>> START DATA LINES
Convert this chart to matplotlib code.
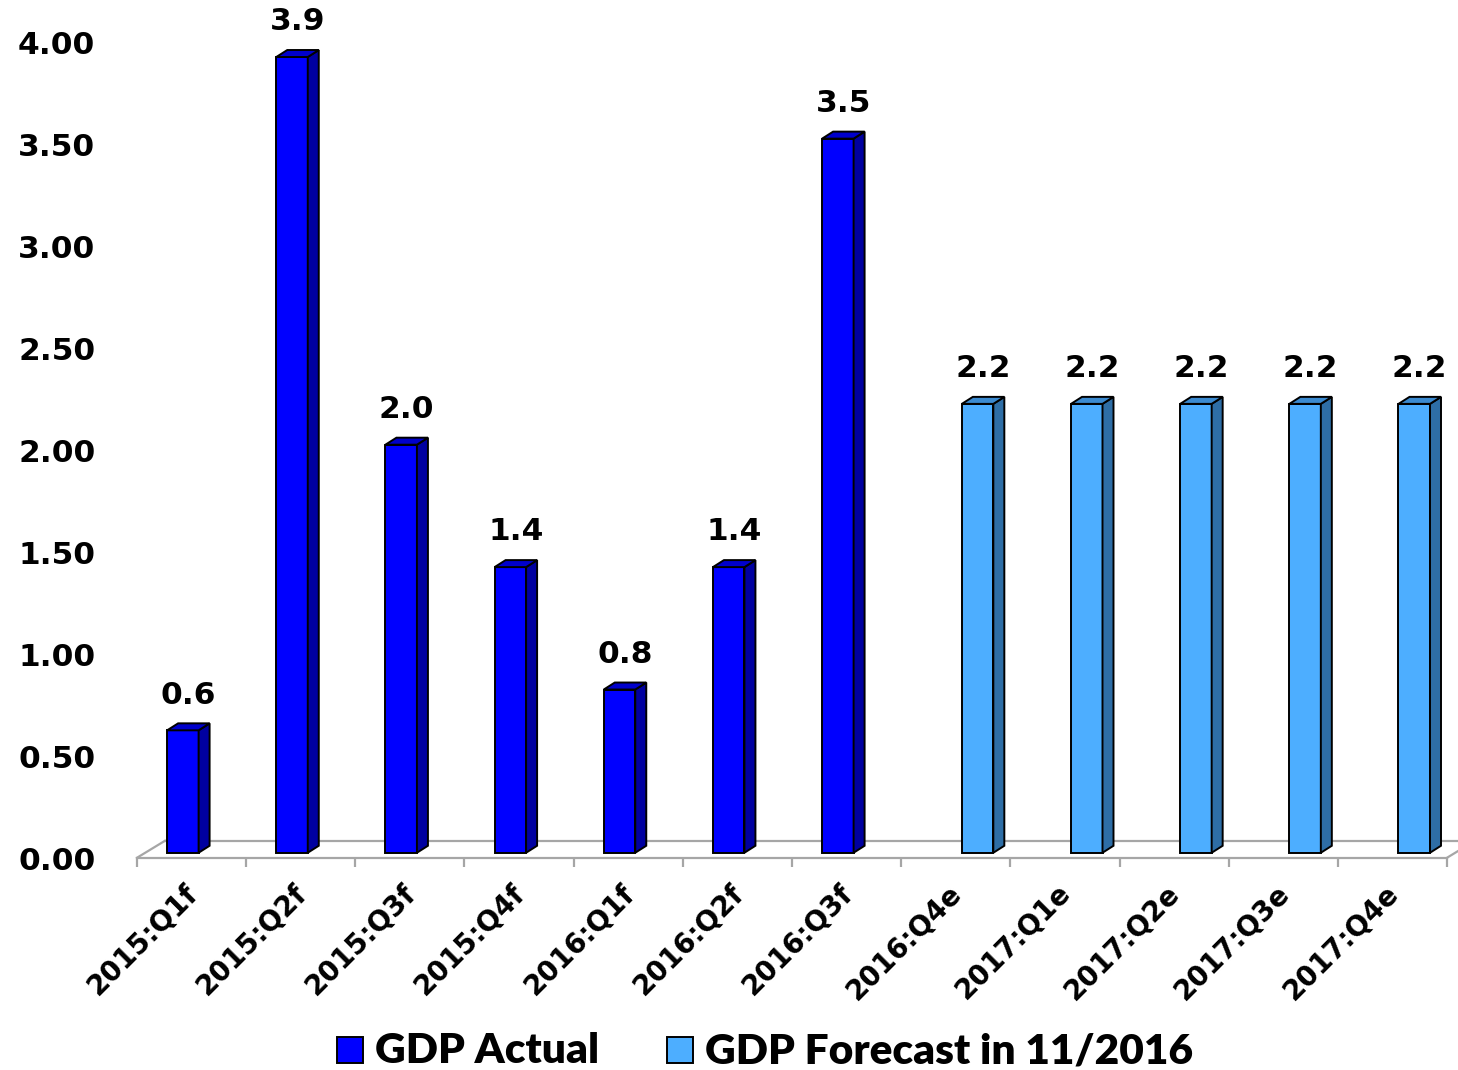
import numpy as np
import matplotlib.pyplot as plt
from matplotlib.patches import Polygon, Rectangle
from matplotlib.transforms import ScaledTranslation

# data
categories = ["2015:Q1f", "2015:Q2f", "2015:Q3f", "2015:Q4f",
              "2016:Q1f", "2016:Q2f", "2016:Q3f", "2016:Q4e",
              "2017:Q1e", "2017:Q2e", "2017:Q3e", "2017:Q4e"]
gdpActual = [0.6, 3.9, 2.0, 1.4, 0.8, 1.4, 3.5,
             np.nan, np.nan, np.nan, np.nan, np.nan]
gdpForecast = [np.nan] * 7 + [2.2, 2.2, 2.2, 2.2, 2.2]
yticks = [0.0, 0.5, 1.0, 1.5, 2.0, 2.5, 3.0, 3.5, 4.0]
seriesNames = ["GDP Actual", "GDP Forecast in 11/2016"]

W, H = 1458, 1070
AX_L, AX_B, AX_W, AX_H = 137, 865, 1310, 859   # pixels (bottom measured from top)
YMIN, YMAX = -0.06, 4.15


def px2x(p):
    return p * 12.0 / AX_W


def px2y(p):
    return p * (YMAX - YMIN) / AX_H


def bars3d(ax, xpos, values, width, front, side, top):
    """Draw pseudo 3d bars (front face + side + top) with value labels."""
    dx, dy = px2x(11), px2y(7)
    for x, v in zip(xpos, values):
        if np.isnan(v):
            continue
        ax.bar(x, v, width, color=front, edgecolor="black", linewidth=1.4, zorder=3)
        r, l = x + width / 2, x - width / 2
        ax.add_patch(Polygon([(r, 0), (r + dx, dy), (r + dx, v + dy), (r, v)],
                             closed=True, facecolor=side, edgecolor="black",
                             linewidth=1.4, zorder=3))
        ax.add_patch(Polygon([(l, v), (l + dx, v + dy), (r + dx, v + dy), (r, v)],
                             closed=True, facecolor=top, edgecolor="black",
                             linewidth=1.4, zorder=3))
        ax.annotate("%.1f" % v, xy=(x + dx / 2, v), xytext=(0, 15),
                    textcoords="offset points", ha="center", va="bottom",
                    fontsize=22.5, fontweight="bold", annotation_clip=False)


fig = plt.figure(figsize=(W / 100, H / 100), dpi=100)
ax = fig.add_axes([AX_L / W, (H - AX_B) / H, AX_W / W, AX_H / H])
ax.set_xlim(-0.5, 11.5)
ax.set_ylim(YMIN, YMAX)
for s in ax.spines.values():
    s.set_visible(False)

x = np.arange(len(categories))
barW = px2x(31.5)
bars3d(ax, x - 0.08, gdpActual, barW, "#0000FF", "#0000A0", "#0000CC")
bars3d(ax, x + 0.20, gdpForecast, barW, "#4DAEFF", "#2E6EA6", "#3B8AD0")

# floor of the 3d plot
grey = "#A6A6A6"
yf = -px2y(5)
yb = yf + px2y(17)
sh = px2x(28)
ax.plot([-0.5, 11.5], [yf, yf], color=grey, lw=1.6, clip_on=False, zorder=1)
ax.plot([-0.5 + sh, 11.5 + sh], [yb, yb], color=grey, lw=1.6, clip_on=False, zorder=1)
ax.plot([-0.5, -0.5 + sh], [yf, yb], color=grey, lw=1.6, clip_on=False, zorder=1)
ax.plot([11.5, 11.5 + sh], [yf, yb], color=grey, lw=1.6, clip_on=False, zorder=1)
ax.vlines(np.arange(-0.5, 12, 1.0), yf - px2y(9), yf, color=grey, lw=1.6,
          clip_on=False, zorder=1)

ax.set_yticks(yticks)
ax.set_yticklabels(["%.2f" % t for t in yticks], fontsize=22.5, fontweight="bold")
ax.tick_params(axis="y", length=0, pad=30)
shift = ScaledTranslation(0, -0.06, fig.dpi_scale_trans)
for lab in ax.get_yticklabels():
    lab.set_transform(lab.get_transform() + shift)

ax.set_xticks(x)
ax.set_xticklabels(categories, rotation=45, ha="right", rotation_mode="anchor",
                   fontsize=20, fontweight="bold")
ax.tick_params(axis="x", length=0, pad=10)
shiftX = ScaledTranslation(-0.08, 0, fig.dpi_scale_trans)
for lab in ax.get_xticklabels():
    lab.set_transform(lab.get_transform() + shiftX)

# legend drawn by hand to match the squares of the original
legendItems = [(337, seriesNames[0], "#0000FF"), (667, seriesNames[1], "#4DAEFF")]
for px, name, col in legendItems:
    fig.patches.append(Rectangle((px / W, (H - 1063) / H), 26 / W, 26 / H,
                                 transform=fig.transFigure, facecolor=col,
                                 edgecolor="black", linewidth=1.4))
    fig.text((px + 38) / W, (H - 1051) / H, name, family="Lato",
             fontweight="heavy", fontsize=30.5, va="center", ha="left")

fig.savefig("out.png", dpi=100)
>> END DATA LINES
__STATED EXERCISE__: Write out exactly the opening lines of the data, stopping after the line that holds "from matplotlib.transforms import". Exclude pictures.

__CORRECT ANSWER__:
Convert this chart to matplotlib code.
import numpy as np
import matplotlib.pyplot as plt
from matplotlib.patches import Polygon, Rectangle
from matplotlib.transforms import ScaledTranslation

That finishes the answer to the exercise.